Chávez era el niño que se enternecía ante las caricias de la abuela. Y veía a la ternura de Mamá Rosa en todas las abuelas que bendijeron su voluntad de hierro. Chávez se erigía protector de sus hijos y sus nietos hasta en el más terrible de los escenarios políticos. Y veía a sus hijos en los rostros de los niños de la Patria; le dolía sus carencias, amaba sus irreverencias. No había un ápice de trapacería panfletaria en sus abrazos. Chávez amaba a la mujer venezolana, porque del vientre sagrado, madre naturaleza, fue parido para respetarla; Chávez amaba la Patria como si de una mujer se tratara: India, negra, blanca, mestiza, pueblo amado hasta el sacrificio supremo de morir por ella… Eso me lo enseñó Chávez, porque la Bandera, el Escudo y el Himno Nacional no son meros símbolos para hacer retórica.
¿Qué es a fin de cuentas el sacrificio? Detrás del estadista, el hombre: 8 de diciembre de 2012 ¿Quién nos invitaba a culminar sus sueños? ¿El estadista, el revolucionario o el hombre? Ese día, Chávez el hombre, presentía que estaba cerca el regazo de Mama Rosa querida para hallar consuelo en su amor de madre y contarle los desengaños entre los mortales:
“Quizás algún día, mi vieja querida, dirija mis pasos hacia tu recinto. Con los brazos en alto y con alborozo, coloque en tu tumba una gran corona de verdes laureles. Sería mi victoria, sería tu victoria, y la de tu pueblo y la de tu historia.
Y entonces, por la Madre Vieja volverán las aguas del río Boconó, como en otros tiempos tus campos regó, y por sus riberas se oirá el canto alegre de tu cristofué y el suave trinar de tus azulejos y la clara risa de tu loro viejo.
Y entonces, en tu casa vieja tus blancas palomas el vuelo alzarán.
Y bajo el matapalo ladrará Guardián, y crecerá el almendro junto al naranja.
Y también el ciruelo junto al topochal y los mandarinos junto a tu piñal y enrojecerá
el semeruco junto a tu rosal y crecerá la paja bajo tu maizal.
Y entonces, la sonrisa alegre de tu rostro ausente, llenará de luces este llano caliente y un gran cabalgar saldrá de repente.
Y vendrán los federales con Zamora al frente, y el catire Páez con sus mil valientes, las guerrillas de Maisanta con toda su gente. O quizá nunca, mi vieja, llegue tanta dicha por este lugar.

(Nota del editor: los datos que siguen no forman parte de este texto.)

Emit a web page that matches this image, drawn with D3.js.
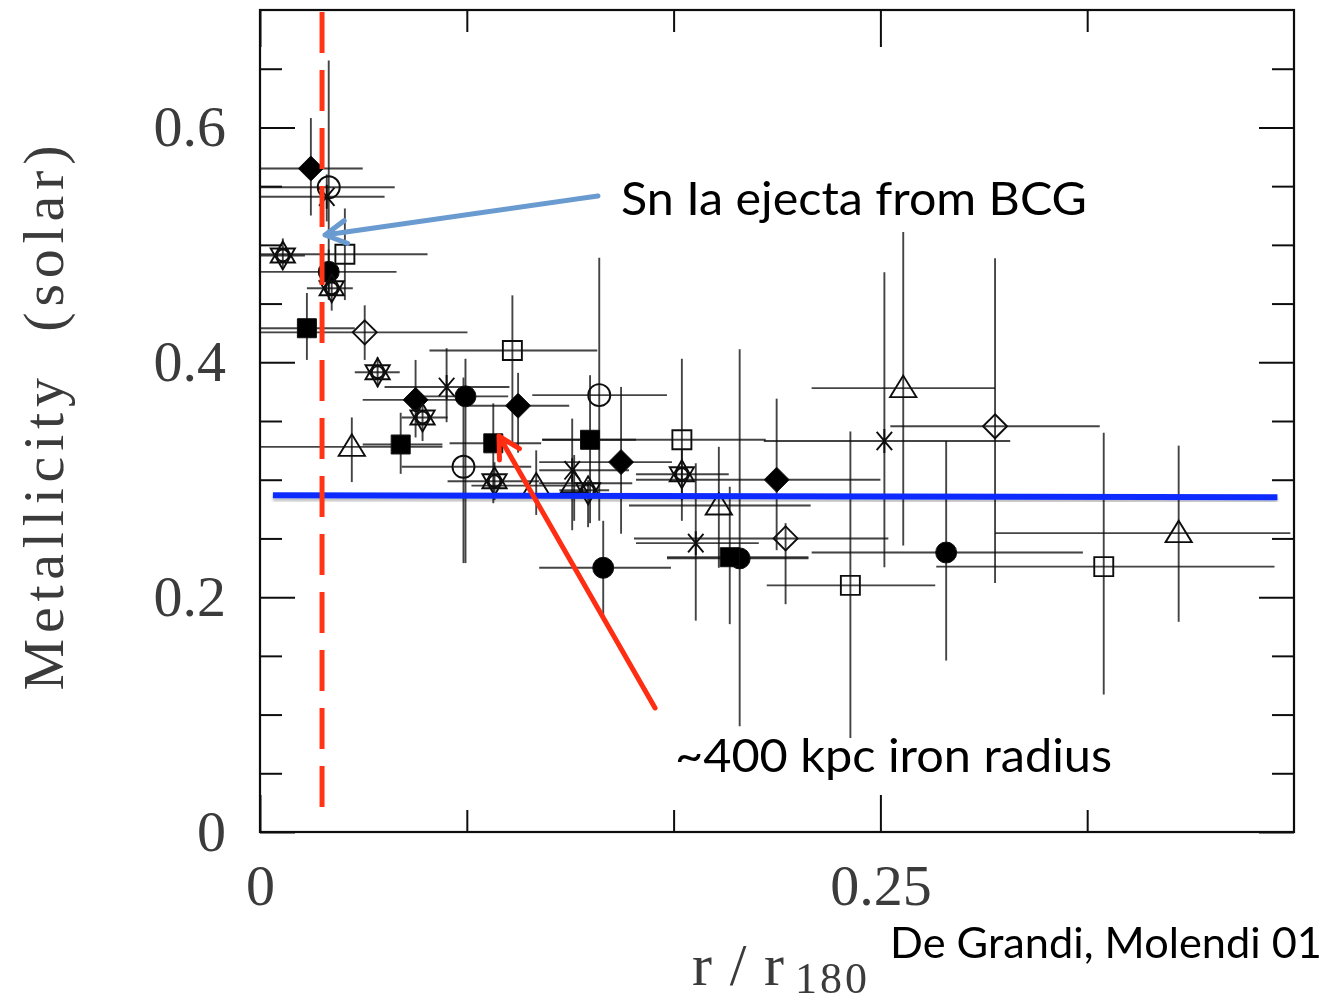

Y entonces, solamente entonces, al fin de mi vida, yo vendría a buscarte, Mamá Rosa mía, llegaría a la tumba y la regaría con sudor y sangre, y hallaría consuelo en tu amor de madre y te contaría de mis desengaños entre los mortales.
Entonces, abrirías tus brazos y me abrazarías cual tiempo de infante y me arrullarías con tu tierno canto y me llevarías por otros lugares a lanzar un grito que nunca se apague.”
Hoy cumples 60 años, Comandante. Uno más desde esos casi 59 cuando emprendiste el vuelo que te rezó María Gabriela en la Casa de los Sueños Azules. Si hemos aprendido o no de tu inigualable vida, eso lo sabremos cuando asumamos que: llegar a tu tumba y regarla con sudor y sangre no sea una consigna, sino una fe de vida, pues el mundo requiere de valientes y no de esperar a que se cumplan doscientos años más para ver parir a un solo valiente… Eso también me lo enseñaste, Comandante ¡Carajo, qué falta nos haces!